+++ Collected data +++

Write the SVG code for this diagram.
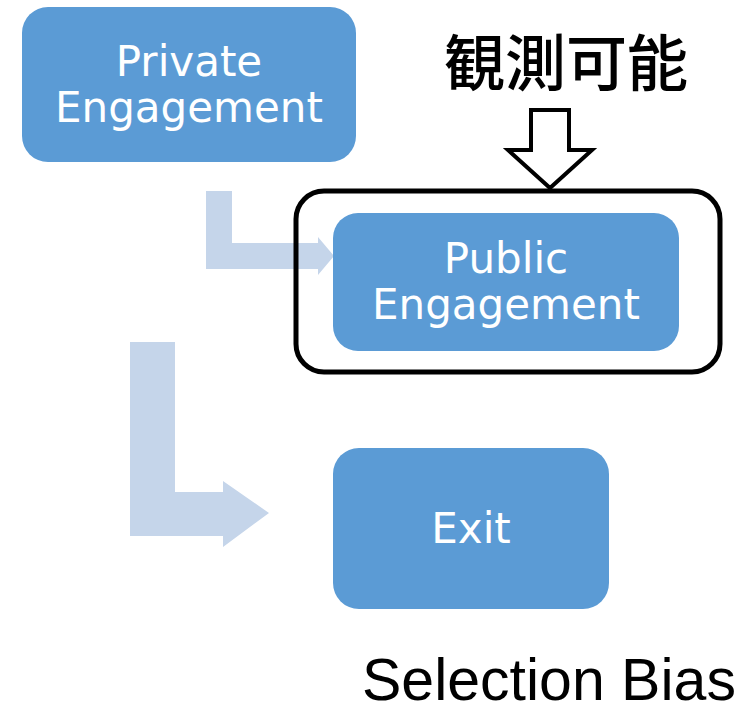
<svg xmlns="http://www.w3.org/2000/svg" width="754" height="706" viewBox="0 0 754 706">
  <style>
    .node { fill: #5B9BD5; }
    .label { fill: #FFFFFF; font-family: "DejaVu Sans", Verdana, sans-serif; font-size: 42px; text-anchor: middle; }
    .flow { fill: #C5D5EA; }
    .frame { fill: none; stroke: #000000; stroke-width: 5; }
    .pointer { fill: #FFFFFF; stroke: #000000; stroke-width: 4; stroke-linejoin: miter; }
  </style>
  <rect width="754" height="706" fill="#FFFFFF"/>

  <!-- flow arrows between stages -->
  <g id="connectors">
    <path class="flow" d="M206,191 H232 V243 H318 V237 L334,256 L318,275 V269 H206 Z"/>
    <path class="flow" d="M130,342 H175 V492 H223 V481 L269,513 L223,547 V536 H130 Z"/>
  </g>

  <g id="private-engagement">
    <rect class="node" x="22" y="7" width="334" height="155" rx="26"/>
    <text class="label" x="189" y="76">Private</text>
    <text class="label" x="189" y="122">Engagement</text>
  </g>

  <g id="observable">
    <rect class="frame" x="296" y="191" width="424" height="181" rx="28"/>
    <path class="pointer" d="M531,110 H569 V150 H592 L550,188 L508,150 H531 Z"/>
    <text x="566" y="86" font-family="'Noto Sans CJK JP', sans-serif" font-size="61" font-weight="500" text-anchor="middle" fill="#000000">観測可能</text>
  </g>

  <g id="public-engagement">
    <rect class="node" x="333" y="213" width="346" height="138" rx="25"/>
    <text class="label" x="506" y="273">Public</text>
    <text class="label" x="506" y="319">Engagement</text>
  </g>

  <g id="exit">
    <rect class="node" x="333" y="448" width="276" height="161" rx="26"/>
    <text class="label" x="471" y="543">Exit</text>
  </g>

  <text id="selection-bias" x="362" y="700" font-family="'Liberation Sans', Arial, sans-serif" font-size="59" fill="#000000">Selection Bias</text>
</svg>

+++

* **Objective**:
Reproduce the full listing faithfully, but do not carry over any pictures.

* **Task answer**:
Write the SVG code for this diagram.
<svg xmlns="http://www.w3.org/2000/svg" width="754" height="706" viewBox="0 0 754 706">
  <style>
    .node { fill: #5B9BD5; }
    .label { fill: #FFFFFF; font-family: "DejaVu Sans", Verdana, sans-serif; font-size: 42px; text-anchor: middle; }
    .flow { fill: #C5D5EA; }
    .frame { fill: none; stroke: #000000; stroke-width: 5; }
    .pointer { fill: #FFFFFF; stroke: #000000; stroke-width: 4; stroke-linejoin: miter; }
  </style>
  <rect width="754" height="706" fill="#FFFFFF"/>

  <!-- flow arrows between stages -->
  <g id="connectors">
    <path class="flow" d="M206,191 H232 V243 H318 V237 L334,256 L318,275 V269 H206 Z"/>
    <path class="flow" d="M130,342 H175 V492 H223 V481 L269,513 L223,547 V536 H130 Z"/>
  </g>

  <g id="private-engagement">
    <rect class="node" x="22" y="7" width="334" height="155" rx="26"/>
    <text class="label" x="189" y="76">Private</text>
    <text class="label" x="189" y="122">Engagement</text>
  </g>

  <g id="observable">
    <rect class="frame" x="296" y="191" width="424" height="181" rx="28"/>
    <path class="pointer" d="M531,110 H569 V150 H592 L550,188 L508,150 H531 Z"/>
    <text x="566" y="86" font-family="'Noto Sans CJK JP', sans-serif" font-size="61" font-weight="500" text-anchor="middle" fill="#000000">観測可能</text>
  </g>

  <g id="public-engagement">
    <rect class="node" x="333" y="213" width="346" height="138" rx="25"/>
    <text class="label" x="506" y="273">Public</text>
    <text class="label" x="506" y="319">Engagement</text>
  </g>

  <g id="exit">
    <rect class="node" x="333" y="448" width="276" height="161" rx="26"/>
    <text class="label" x="471" y="543">Exit</text>
  </g>

  <text id="selection-bias" x="362" y="700" font-family="'Liberation Sans', Arial, sans-serif" font-size="59" fill="#000000">Selection Bias</text>
</svg>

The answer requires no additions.